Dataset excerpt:
::::::::::

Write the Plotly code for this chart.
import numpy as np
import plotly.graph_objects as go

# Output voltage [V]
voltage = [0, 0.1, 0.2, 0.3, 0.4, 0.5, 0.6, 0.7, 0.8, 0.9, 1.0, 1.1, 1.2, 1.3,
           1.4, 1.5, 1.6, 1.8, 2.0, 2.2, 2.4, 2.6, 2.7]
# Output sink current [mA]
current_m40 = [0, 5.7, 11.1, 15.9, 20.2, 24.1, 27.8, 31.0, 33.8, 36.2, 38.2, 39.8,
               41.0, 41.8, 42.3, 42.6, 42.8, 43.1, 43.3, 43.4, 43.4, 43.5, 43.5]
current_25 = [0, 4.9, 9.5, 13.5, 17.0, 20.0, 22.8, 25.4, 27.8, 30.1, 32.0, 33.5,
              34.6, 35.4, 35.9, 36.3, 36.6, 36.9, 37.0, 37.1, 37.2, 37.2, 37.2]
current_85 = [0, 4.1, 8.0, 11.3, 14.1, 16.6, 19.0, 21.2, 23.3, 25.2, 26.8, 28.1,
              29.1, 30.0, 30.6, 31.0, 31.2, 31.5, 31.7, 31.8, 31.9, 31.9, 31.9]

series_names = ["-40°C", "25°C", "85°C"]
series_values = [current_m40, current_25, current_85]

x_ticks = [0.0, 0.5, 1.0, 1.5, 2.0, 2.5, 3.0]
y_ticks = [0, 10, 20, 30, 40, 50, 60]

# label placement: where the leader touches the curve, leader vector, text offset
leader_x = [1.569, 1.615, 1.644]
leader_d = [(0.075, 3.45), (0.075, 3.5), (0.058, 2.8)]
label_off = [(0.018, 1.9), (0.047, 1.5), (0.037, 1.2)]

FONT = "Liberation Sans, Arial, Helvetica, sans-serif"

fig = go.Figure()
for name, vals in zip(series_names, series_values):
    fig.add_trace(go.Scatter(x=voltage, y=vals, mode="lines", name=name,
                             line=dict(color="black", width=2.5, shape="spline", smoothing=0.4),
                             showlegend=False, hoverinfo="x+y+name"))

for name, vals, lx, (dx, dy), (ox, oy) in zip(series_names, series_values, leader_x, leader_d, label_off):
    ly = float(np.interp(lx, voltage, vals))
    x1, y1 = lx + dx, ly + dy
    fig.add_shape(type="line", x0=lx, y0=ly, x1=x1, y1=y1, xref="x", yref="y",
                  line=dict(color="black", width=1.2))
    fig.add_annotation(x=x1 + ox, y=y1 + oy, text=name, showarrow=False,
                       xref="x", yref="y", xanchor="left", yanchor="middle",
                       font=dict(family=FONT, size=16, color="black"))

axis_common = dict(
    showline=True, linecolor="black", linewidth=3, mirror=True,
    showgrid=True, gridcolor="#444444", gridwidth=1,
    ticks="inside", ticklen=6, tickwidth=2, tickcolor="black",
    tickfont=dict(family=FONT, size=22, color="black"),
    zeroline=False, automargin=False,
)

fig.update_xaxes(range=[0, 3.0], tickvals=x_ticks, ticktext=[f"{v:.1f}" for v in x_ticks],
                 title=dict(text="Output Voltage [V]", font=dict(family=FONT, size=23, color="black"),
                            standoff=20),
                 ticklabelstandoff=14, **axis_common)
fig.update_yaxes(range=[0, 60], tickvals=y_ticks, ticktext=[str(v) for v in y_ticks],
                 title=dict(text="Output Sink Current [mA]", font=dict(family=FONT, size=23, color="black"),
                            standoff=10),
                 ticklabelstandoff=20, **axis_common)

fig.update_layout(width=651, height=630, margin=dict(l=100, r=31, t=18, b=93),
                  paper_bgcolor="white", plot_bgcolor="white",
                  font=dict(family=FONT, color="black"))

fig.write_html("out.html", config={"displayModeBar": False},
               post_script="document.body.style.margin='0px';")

::::::::::

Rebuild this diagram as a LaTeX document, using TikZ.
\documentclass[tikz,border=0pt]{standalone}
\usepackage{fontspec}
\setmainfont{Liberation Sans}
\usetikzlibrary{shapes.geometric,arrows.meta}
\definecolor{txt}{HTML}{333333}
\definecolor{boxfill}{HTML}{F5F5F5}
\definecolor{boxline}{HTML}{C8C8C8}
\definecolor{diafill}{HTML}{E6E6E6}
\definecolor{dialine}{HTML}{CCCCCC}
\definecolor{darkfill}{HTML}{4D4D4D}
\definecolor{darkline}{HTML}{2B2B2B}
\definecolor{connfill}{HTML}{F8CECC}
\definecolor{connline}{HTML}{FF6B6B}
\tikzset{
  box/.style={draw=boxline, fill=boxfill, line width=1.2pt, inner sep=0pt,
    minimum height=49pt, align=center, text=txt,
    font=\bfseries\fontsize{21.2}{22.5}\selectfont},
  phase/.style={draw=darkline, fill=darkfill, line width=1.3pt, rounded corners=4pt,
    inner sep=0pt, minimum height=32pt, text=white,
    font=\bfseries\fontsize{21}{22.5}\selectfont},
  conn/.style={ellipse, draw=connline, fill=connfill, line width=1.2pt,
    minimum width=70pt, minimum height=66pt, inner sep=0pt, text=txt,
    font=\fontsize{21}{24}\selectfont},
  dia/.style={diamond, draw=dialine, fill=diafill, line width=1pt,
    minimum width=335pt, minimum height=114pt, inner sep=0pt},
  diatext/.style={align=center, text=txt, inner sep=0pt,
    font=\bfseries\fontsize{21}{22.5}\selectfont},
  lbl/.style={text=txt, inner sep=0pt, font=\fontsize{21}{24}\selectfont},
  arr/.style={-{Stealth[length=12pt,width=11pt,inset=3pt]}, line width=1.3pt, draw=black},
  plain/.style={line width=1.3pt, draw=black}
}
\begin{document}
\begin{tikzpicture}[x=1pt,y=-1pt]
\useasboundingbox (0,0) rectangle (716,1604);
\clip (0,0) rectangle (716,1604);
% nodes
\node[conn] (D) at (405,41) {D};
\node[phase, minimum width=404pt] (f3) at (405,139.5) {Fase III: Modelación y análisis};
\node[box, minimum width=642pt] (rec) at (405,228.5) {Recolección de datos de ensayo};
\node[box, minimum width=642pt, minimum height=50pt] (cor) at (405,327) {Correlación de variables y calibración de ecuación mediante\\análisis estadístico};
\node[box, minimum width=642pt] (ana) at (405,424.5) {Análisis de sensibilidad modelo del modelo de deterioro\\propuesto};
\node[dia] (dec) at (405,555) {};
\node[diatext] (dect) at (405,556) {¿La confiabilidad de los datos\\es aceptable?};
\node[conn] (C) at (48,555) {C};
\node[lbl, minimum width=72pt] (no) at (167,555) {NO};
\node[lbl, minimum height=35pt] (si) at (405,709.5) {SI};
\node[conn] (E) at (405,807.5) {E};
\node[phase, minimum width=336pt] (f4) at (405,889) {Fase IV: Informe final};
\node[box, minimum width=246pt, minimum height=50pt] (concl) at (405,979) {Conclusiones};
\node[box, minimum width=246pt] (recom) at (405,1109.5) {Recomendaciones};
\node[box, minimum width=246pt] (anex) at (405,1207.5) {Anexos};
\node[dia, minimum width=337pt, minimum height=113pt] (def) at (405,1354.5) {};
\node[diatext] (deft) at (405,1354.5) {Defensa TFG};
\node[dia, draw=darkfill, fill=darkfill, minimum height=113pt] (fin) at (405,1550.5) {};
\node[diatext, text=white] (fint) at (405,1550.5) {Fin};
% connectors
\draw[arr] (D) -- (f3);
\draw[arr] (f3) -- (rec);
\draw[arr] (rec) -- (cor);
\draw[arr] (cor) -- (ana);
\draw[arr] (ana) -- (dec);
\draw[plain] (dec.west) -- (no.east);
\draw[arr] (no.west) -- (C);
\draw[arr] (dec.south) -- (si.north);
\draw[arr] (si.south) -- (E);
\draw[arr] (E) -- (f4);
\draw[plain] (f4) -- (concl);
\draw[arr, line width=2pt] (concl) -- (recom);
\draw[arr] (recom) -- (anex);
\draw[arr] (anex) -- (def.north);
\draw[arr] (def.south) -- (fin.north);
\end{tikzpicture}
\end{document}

::::::::::

**STATED PROBLEM**
Take the lines from the line with "Write the Plotly code for this chart." through the line with "import plotly.graph_objects as go", both ends included, and give them again exactly, with nothing else.

**EXPECTED ANSWER**
Write the Plotly code for this chart.
import numpy as np
import plotly.graph_objects as go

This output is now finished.